EXERCISE BRIEF. Retype word for word the first line of the listing and each line after it up to the line with "-0.6, -0.8, -1.0];", with the pictures taken out.
= = = =
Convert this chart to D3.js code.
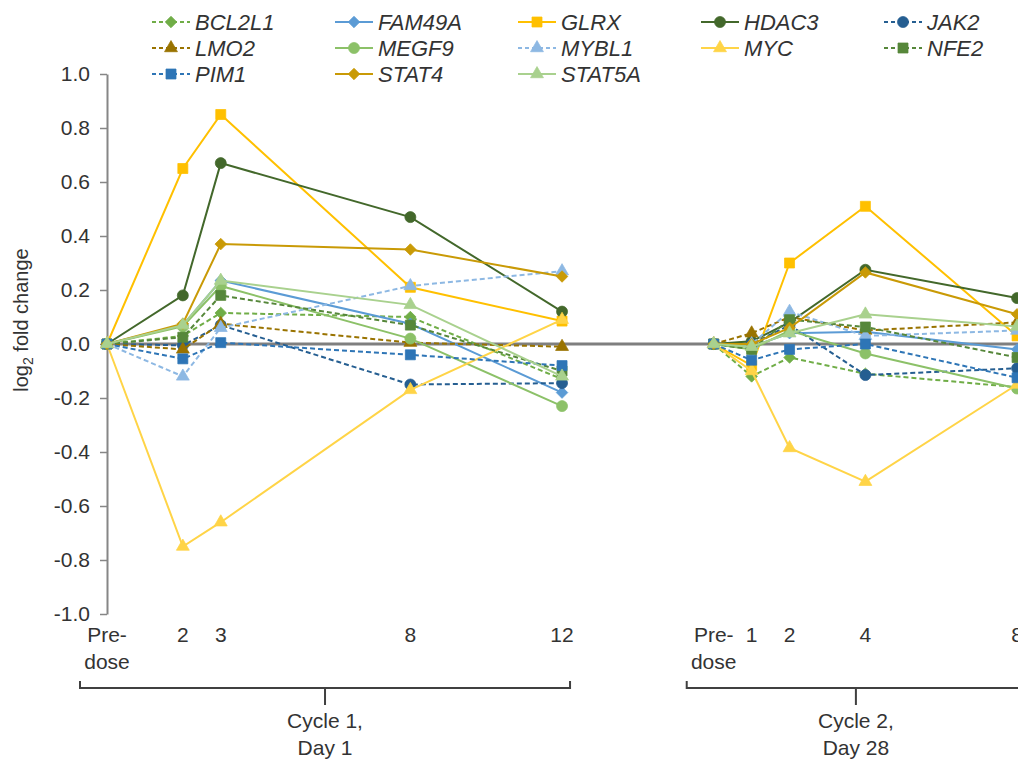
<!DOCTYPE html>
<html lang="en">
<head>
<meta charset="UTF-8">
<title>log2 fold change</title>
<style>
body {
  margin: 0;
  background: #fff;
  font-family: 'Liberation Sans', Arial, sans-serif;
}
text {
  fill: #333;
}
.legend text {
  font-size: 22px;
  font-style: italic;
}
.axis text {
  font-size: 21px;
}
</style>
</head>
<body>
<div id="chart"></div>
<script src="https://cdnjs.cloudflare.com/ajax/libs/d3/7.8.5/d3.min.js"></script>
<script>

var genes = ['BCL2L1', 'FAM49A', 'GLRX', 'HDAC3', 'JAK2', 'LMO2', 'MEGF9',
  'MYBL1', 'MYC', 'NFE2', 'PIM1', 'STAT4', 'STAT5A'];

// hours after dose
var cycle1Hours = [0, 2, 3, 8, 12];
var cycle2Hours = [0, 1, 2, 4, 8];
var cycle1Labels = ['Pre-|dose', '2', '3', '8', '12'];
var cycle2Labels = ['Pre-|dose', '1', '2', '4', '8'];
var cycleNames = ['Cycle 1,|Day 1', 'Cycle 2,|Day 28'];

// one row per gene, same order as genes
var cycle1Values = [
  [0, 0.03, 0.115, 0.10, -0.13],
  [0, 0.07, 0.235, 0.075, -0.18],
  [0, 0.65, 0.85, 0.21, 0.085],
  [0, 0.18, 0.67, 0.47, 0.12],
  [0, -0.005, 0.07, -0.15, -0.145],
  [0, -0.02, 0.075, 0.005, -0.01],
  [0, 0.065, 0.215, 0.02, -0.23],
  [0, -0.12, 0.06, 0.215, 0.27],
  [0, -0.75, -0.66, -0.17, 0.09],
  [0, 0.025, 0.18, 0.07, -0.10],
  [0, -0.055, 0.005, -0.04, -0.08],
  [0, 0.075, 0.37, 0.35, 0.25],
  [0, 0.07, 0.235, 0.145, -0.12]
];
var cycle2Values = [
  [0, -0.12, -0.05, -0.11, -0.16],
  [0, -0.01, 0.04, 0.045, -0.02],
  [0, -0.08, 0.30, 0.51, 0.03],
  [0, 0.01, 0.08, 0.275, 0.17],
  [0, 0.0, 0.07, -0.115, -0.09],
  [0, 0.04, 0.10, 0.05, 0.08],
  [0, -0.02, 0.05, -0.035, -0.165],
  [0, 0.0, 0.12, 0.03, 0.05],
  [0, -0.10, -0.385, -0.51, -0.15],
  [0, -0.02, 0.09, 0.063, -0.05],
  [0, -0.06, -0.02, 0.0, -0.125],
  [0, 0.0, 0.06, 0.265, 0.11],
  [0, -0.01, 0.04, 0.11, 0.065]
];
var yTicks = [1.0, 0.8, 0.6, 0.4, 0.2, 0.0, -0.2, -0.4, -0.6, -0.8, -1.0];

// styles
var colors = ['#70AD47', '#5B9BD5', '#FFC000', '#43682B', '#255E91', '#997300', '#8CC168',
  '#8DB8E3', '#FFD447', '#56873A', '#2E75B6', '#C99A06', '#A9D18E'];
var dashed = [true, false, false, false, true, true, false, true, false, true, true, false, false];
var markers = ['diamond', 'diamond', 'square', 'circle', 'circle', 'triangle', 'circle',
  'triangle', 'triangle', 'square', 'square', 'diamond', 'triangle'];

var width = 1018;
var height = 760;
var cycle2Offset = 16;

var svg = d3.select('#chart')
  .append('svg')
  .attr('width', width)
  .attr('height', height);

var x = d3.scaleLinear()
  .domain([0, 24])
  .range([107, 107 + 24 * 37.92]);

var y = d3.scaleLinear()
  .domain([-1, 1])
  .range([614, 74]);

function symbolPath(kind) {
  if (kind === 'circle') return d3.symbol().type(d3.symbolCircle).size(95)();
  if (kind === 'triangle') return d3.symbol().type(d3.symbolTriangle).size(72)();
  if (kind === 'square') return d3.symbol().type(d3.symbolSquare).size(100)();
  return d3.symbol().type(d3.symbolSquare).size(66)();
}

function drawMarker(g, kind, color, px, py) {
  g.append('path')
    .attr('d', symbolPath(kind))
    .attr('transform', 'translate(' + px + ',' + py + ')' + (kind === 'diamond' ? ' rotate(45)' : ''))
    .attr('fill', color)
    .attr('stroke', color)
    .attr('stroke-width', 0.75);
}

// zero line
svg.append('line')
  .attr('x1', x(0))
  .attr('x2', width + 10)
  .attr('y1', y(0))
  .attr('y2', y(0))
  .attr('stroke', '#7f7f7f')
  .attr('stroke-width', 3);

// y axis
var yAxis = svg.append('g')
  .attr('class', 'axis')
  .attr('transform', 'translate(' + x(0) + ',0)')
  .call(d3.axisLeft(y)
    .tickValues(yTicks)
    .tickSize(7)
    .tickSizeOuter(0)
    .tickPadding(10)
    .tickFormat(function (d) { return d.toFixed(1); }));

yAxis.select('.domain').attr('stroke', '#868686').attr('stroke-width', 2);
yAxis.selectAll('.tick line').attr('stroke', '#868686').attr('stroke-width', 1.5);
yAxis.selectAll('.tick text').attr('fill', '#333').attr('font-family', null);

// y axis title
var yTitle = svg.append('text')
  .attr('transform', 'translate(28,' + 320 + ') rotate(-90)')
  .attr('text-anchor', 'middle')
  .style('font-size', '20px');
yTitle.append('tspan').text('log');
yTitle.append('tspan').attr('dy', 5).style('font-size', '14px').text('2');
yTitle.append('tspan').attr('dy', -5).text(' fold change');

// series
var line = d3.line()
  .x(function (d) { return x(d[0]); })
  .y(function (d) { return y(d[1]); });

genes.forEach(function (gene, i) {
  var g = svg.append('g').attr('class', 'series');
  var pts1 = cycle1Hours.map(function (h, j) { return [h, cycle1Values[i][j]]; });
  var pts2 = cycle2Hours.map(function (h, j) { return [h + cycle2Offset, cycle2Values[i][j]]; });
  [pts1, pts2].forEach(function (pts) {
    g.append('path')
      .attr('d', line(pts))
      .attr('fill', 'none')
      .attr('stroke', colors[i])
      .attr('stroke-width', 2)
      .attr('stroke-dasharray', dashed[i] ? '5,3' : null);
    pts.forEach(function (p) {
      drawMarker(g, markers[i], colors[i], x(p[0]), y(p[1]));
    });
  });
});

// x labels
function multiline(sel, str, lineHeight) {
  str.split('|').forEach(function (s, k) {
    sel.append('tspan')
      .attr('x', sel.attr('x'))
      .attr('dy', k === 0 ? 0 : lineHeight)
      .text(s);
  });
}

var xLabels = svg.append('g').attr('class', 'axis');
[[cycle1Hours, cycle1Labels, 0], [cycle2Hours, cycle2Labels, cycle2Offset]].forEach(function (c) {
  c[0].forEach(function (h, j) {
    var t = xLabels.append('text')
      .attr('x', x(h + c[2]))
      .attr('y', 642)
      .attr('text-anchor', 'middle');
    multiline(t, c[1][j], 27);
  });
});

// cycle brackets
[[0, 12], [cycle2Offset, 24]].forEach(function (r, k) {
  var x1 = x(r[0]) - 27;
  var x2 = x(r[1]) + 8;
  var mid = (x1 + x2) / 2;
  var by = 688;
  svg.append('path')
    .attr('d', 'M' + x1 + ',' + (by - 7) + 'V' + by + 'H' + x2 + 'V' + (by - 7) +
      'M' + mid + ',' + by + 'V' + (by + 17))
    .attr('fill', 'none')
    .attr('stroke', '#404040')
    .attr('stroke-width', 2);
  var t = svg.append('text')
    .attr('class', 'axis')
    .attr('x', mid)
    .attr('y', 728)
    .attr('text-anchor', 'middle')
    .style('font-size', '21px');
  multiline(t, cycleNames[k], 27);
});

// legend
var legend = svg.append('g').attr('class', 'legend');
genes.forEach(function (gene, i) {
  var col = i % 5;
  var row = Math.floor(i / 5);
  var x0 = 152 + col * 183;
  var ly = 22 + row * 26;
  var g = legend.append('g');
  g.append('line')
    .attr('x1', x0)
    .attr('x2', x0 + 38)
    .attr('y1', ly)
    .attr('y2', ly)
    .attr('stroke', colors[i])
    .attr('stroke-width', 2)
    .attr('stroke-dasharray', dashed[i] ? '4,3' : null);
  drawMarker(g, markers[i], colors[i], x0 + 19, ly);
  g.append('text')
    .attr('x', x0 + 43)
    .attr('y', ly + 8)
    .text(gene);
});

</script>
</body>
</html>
= = = =
THE SOLUTION.
Convert this chart to D3.js code.
<!DOCTYPE html>
<html lang="en">
<head>
<meta charset="UTF-8">
<title>log2 fold change</title>
<style>
body {
  margin: 0;
  background: #fff;
  font-family: 'Liberation Sans', Arial, sans-serif;
}
text {
  fill: #333;
}
.legend text {
  font-size: 22px;
  font-style: italic;
}
.axis text {
  font-size: 21px;
}
</style>
</head>
<body>
<div id="chart"></div>
<script src="https://cdnjs.cloudflare.com/ajax/libs/d3/7.8.5/d3.min.js"></script>
<script>

var genes = ['BCL2L1', 'FAM49A', 'GLRX', 'HDAC3', 'JAK2', 'LMO2', 'MEGF9',
  'MYBL1', 'MYC', 'NFE2', 'PIM1', 'STAT4', 'STAT5A'];

// hours after dose
var cycle1Hours = [0, 2, 3, 8, 12];
var cycle2Hours = [0, 1, 2, 4, 8];
var cycle1Labels = ['Pre-|dose', '2', '3', '8', '12'];
var cycle2Labels = ['Pre-|dose', '1', '2', '4', '8'];
var cycleNames = ['Cycle 1,|Day 1', 'Cycle 2,|Day 28'];

// one row per gene, same order as genes
var cycle1Values = [
  [0, 0.03, 0.115, 0.10, -0.13],
  [0, 0.07, 0.235, 0.075, -0.18],
  [0, 0.65, 0.85, 0.21, 0.085],
  [0, 0.18, 0.67, 0.47, 0.12],
  [0, -0.005, 0.07, -0.15, -0.145],
  [0, -0.02, 0.075, 0.005, -0.01],
  [0, 0.065, 0.215, 0.02, -0.23],
  [0, -0.12, 0.06, 0.215, 0.27],
  [0, -0.75, -0.66, -0.17, 0.09],
  [0, 0.025, 0.18, 0.07, -0.10],
  [0, -0.055, 0.005, -0.04, -0.08],
  [0, 0.075, 0.37, 0.35, 0.25],
  [0, 0.07, 0.235, 0.145, -0.12]
];
var cycle2Values = [
  [0, -0.12, -0.05, -0.11, -0.16],
  [0, -0.01, 0.04, 0.045, -0.02],
  [0, -0.08, 0.30, 0.51, 0.03],
  [0, 0.01, 0.08, 0.275, 0.17],
  [0, 0.0, 0.07, -0.115, -0.09],
  [0, 0.04, 0.10, 0.05, 0.08],
  [0, -0.02, 0.05, -0.035, -0.165],
  [0, 0.0, 0.12, 0.03, 0.05],
  [0, -0.10, -0.385, -0.51, -0.15],
  [0, -0.02, 0.09, 0.063, -0.05],
  [0, -0.06, -0.02, 0.0, -0.125],
  [0, 0.0, 0.06, 0.265, 0.11],
  [0, -0.01, 0.04, 0.11, 0.065]
];
var yTicks = [1.0, 0.8, 0.6, 0.4, 0.2, 0.0, -0.2, -0.4, -0.6, -0.8, -1.0];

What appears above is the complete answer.